We have no problem that you might include Santa as part of your Christmas if you are a Christian, this is a decision for our family, not one we are trying to impress on any one outside our family. Also we do not direct our daughter to go around trying to ruin your child’s Christmas, if she is asked by a friend what she believes she can tell them if she wants but we do not direct her to go around telling kids their mommy’s and daddy’s are liars, she is to respect their parents and the children and let each family figure out their own way. She totally knows and understands with more depth than I ever imagined; she understands fully that some kids believe in Santa even though he is not real and she handles herself well with it (yes even at age five in Kindergarten). She goes to a private Christian school and there is a good mix of families who do Santa and those that do not. Last year was the first year it came up between kids after Christmas break (for reference she was four years old and in Pre-K) and she said her friends asked her what Santa got her and she simply explained we don’t do Santa but mommy and daddy got me this and that – there was no big debate between four year olds –“What??!! You don’t do Santa, what does that mean, can you tell me more, what is happening, the world is falling” — no no that did not happen, I asked what the reply was and she just said her friends were excited and interested in the games she got and the kids proceeded to tell her the cool things they got for Christmas and they all went on their merry way. There was no call or email from angry parents saying my kid told them Santa wasn’t real, there were no tears, no catastrophe, it was simple and easy, and there was simply no second thought between the children after my child said she doesn’t get gifts from Santa. I truly believe that it is an adult perception and presumption we place on our children that catastrophe will occur if our children know from the start that Santa is not real. One of the first questions I am asked is, what do your daughter’s friends think, and my reply is they don’t think anything, none have given it a second thought.
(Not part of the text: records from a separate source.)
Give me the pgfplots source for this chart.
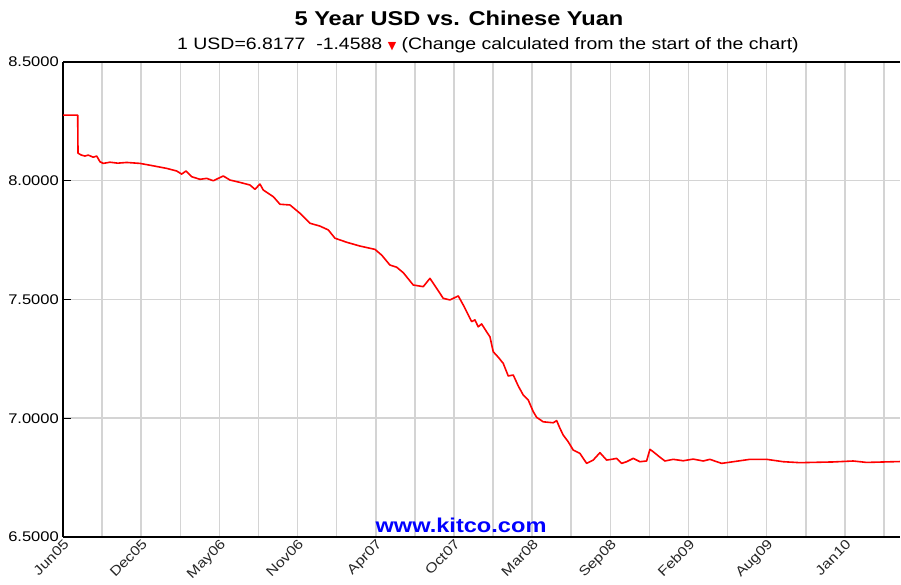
\documentclass[border=0pt]{standalone}
\usepackage{pgfplots}
\pgfplotsset{compat=1.18}
\usepackage{fontspec}
\setmainfont{Liberation Sans}[FakeStretch=1.18]
\newfontfamily\symfont{DejaVu Sans}
\pgfplotstableread{
u y
0.000 8.2765
0.376 8.2765
0.384 8.116
0.470 8.108
0.560 8.104
0.645 8.108
0.775 8.099
0.862 8.104
0.946 8.080
1.030 8.073
1.202 8.078
1.400 8.074
1.629 8.077
1.969 8.073
2.302 8.063
2.652 8.052
2.908 8.041
3.036 8.028
3.146 8.041
3.292 8.017
3.504 8.006
3.675 8.010
3.844 8.000
4.100 8.020
4.271 8.003
4.527 7.993
4.783 7.982
4.910 7.964
5.038 7.986
5.123 7.961
5.379 7.933
5.550 7.901
5.806 7.898
6.061 7.863
6.317 7.821
6.573 7.809
6.785 7.793
6.957 7.758
7.256 7.741
7.596 7.725
7.980 7.711
8.151 7.687
8.363 7.645
8.535 7.636
8.703 7.613
8.959 7.561
9.215 7.554
9.386 7.589
9.557 7.547
9.726 7.505
9.898 7.498
10.110 7.515
10.238 7.477
10.366 7.435
10.453 7.407
10.537 7.414
10.621 7.385
10.708 7.397
10.836 7.364
10.921 7.343
11.005 7.280
11.133 7.257
11.261 7.231
11.389 7.178
11.517 7.182
11.645 7.136
11.772 7.098
11.900 7.077
12.028 7.028
12.115 7.004
12.284 6.985
12.540 6.981
12.627 6.990
12.711 6.958
12.795 6.929
12.923 6.901
13.051 6.866
13.223 6.852
13.394 6.810
13.563 6.824
13.734 6.855
13.905 6.824
14.033 6.827
14.161 6.831
14.289 6.810
14.417 6.817
14.586 6.831
14.757 6.817
14.928 6.820
15.013 6.869
15.097 6.859
15.269 6.836
15.396 6.820
15.609 6.827
15.864 6.821
16.120 6.828
16.376 6.820
16.547 6.827
16.846 6.810
17.143 6.817
17.570 6.827
17.997 6.827
18.422 6.817
18.849 6.813
19.701 6.816
20.212 6.820
20.555 6.814
21.407 6.8177
}\usdcny
\begin{document}
\begin{tikzpicture}[x=1pt,y=1pt]
\path[use as bounding box] (0,0) rectangle (901,585);
\begin{axis}[
  at={(63pt,48pt)}, anchor=south west,
  scale only axis, width=837pt, height=475pt,
  xmin=0, xmax=21.41, ymin=6.5, ymax=8.5,
  axis x line=box, axis y line=left,
  axis line style={-, black, line width=1.3pt},
  xtick={0,2,...,20},
  xticklabels={Jun05,Dec05,May06,Nov06,Apr07,Oct07,Mar08,Sep08,Feb09,Aug09,Jan10},
  xtick pos=bottom,
  minor xtick={1,3,...,21},
  xtick style={draw=none}, minor x tick style={draw=none},
  xmajorgrids, xminorgrids, ymajorgrids,
  grid style={black!17, line width=1.5pt},
  minor grid style={black!17, line width=1.5pt},
  ytick={6.5,7,7.5,8,8.5},
  ytick pos=left, tick align=inside,
  ytick style={black, line width=1pt},
  major tick length=8pt,
  y tick label style={/pgf/number format/fixed, /pgf/number format/fixed zerofill, /pgf/number format/precision=4, /pgf/number format/assume math mode=true, font=\fontsize{14}{16}\selectfont, inner sep=2pt, xshift=-2pt},
  x tick label style={rotate=45, anchor=north east, font=\fontsize{13.5}{15}\selectfont, text=black!85, inner sep=1pt},
]
\addplot[red, line width=1.6pt, line join=round] table[x=u, y=y] {\usdcny};
\end{axis}
\node[font=\fontsize{20}{24}\selectfont\bfseries] at (459,567) {5 Year USD vs. Chinese Yuan};
\node[font=\fontsize{16.5}{18}\selectfont] at (488,540) {1 USD=6.8177\ \ -1.4588 {\color{red}\symfont\fontsize{11}{12}\selectfont ▼} (Change calculated from the start of the chart)};
\node[font=\fontsize{20}{24}\selectfont\bfseries, text=blue] at (461,60) {www.kitco.com};
\end{tikzpicture}
\end{document}
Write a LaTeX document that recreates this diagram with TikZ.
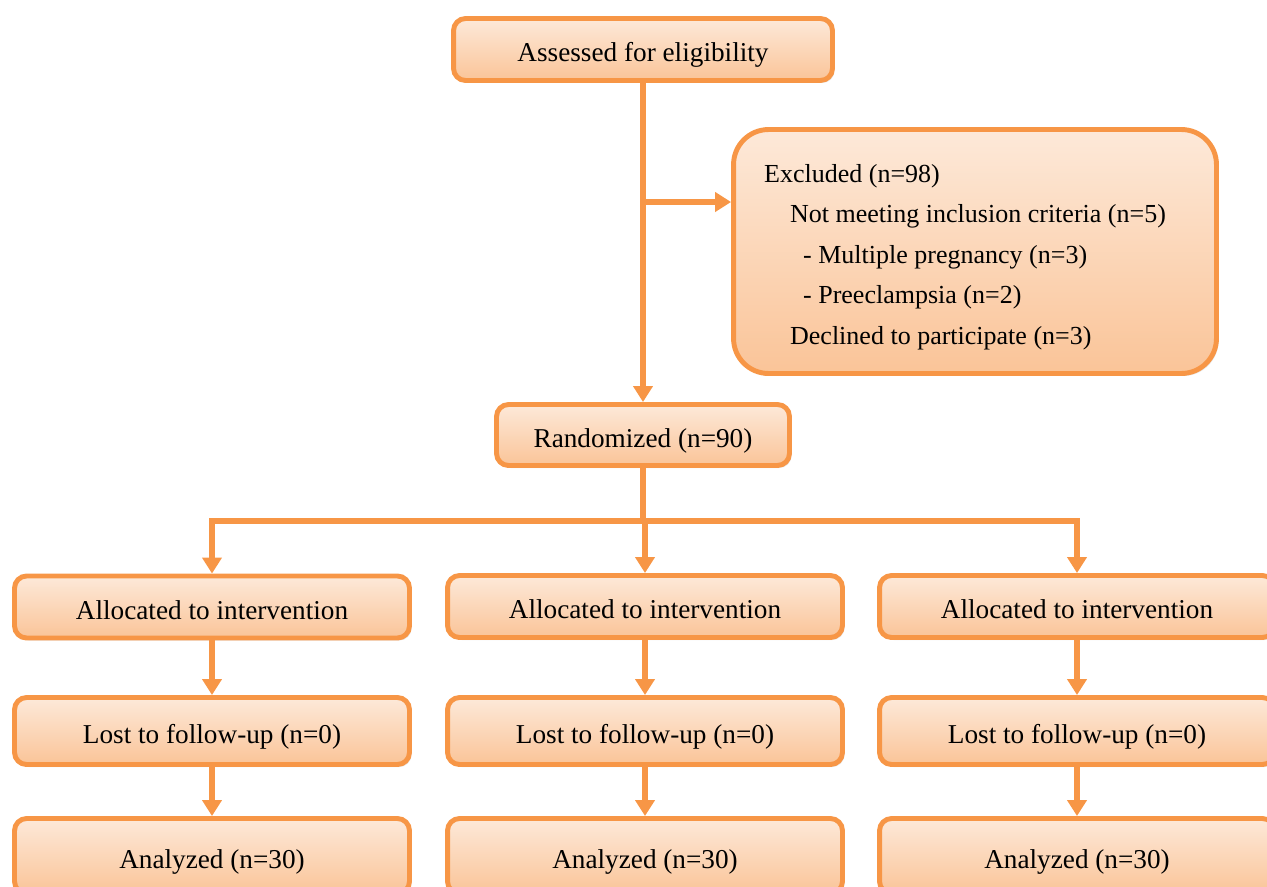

In the lengthy discussion my husband and I had about doing imaginary characters, we also discussed the potential for comparison in the amount of gifts our children may get verses other kids or other kids in comparison to ours, this goes with Easter, the tooth fairy etc. It can be confusing for a child, our child may think why does Santa (the tooth fairy, Easter bunny, etc.) love some kids more than others? Why does the tooth fairy bring Sally ten dollars but my friend Joe only gets a quarter – why did the Easter bunny bring me one basket of candy, but my friend’s got a basket with a stuffy, candy, and special toys – these things were taken into our decision not only about giving but about love and how we want to teach that love is never measured with anything you can buy, we decided to let our kids know the gifts given to them on special occasions are from their loved ones and that the gifts are personal and personally chosen for them. We teach our daughter (and the baby when she is older) that Jesus loves us all the same, regardless if you even believe in Him, regardless if you hate Him, regardless if you do Santa or not, Jesus loves you, and mommy and daddy give your gifts based on what we can afford in celebration of that love. We want to teach it is better to give and one idea we decided on to reinforce giving is having our daughter(s) pick out an angel from the angel tree that is the same age and have her choose the gifts, and we hope to do so every year so she (and eventually her sister as well) can see the value in giving not just getting, and she will fully understand why those children need us to provide gifts for them, there is no question on why Santa does not provide for them.
Another misconception I get is that we completely ignore the imagery of Santa and we ban him from our home. We don’t leave Santa out completely or act like he is evil or any of the sort. We don’t ban Santa imagery and we don’t teach that parents are bad if they choose to lead their kids to believe Santa is real. We listen to the same Christmas music on the radio as you, we watch The Grinch and other Christmas shows that reference Santa, the difference in our house is that our girls are taught that Santa is a fictional character and we don’t make him the focus of Christmas. When there are no letters to write, no naughty or nice to pressure with, no worry about how he gets through the world in one night or if he will miss our house, it leaves a lot of room to focus on Jesus, it leaves us with open discussion about Jesus’ birth, why we appreciate His life, why Christmas is a representation of His birth, and how He is the savior of the world. We simply address Santa and the others just as we address Mickey Mouse, Disney movies, Harry Potter or anything else that is fictional, we leave it at that, as fiction.
Do we think our child will be better than your child just because we don’t do Santa and you do, well absolutely not, do we think our child will be more successful or better adjusted to life, nope we don’t know that will happen either, we pray and hope all children get the best possible start and completion to this life and that parents make the best judgments for what fits their family. Just as parents choose to enroll in sports or no sports, eat organic or eat fast food, limit screen time or let the kids watch as much as they please, it all comes down to you make a decisions based on your values and beliefs and you stick to it. I am never going to tell you doing Santa is wrong for your family, just ask my best friend and she will tell you I have never tried to make a case to her to not do Santa for her daughter. We believe it is a choice for our kids, but if you want to know if we have prepared a piece of scripture to throw at you to back us up, the answer is no, there is no verse we have prepared in our hearts to toss out in defense of our choice, why – because it has never been on our heart to defend our reason to not do Santa and it has never been our mission to refute you and your decision to do Santa – even though there is no scripture we have perfectly prepared there are plenty I have read, you can read over 100 here if you absolutely need a piece of scripture https://www.openbible.info/topics/idol_worship but I can be honest and assuring when my husband and I came to this decision we did it based on our hearts and our reasons lined out above, not taken from one specific line in the bible. My husband would never give you such a lengthy explanation because he always simply replies with “if you have a choice between Jesus and anything else, wouldn’t you always choose Jesus?”
For the record I grew up in a home that did not attend church and did not have Jesus in the home and yes we did Santa, my husband did grow up in church, he attended private Christian school and his parents also did Santa. Our parents did nothing wrong in doing Santa and you are doing nothing wrong if you think it is right to do Santa for your children. This is a choice we have made for our lives and our beliefs, that’s all it is, you do not have to agree, but we don’t understand the passion to refute. We don’t understand why this makes others feel less than or feel judged. Someone commented recently on our decision to not do Santa, she said if you love your choice then you do not need others to, people that are upset with your choices are so because they don’t love their choices as much as they think they do. If you love your choice of traditions that you did (or do) why does it matter to you the traditions we do?
Now if we can agree that Home Alone is the best Christmas movie to come out of the 90’s then we can still be friends…ok?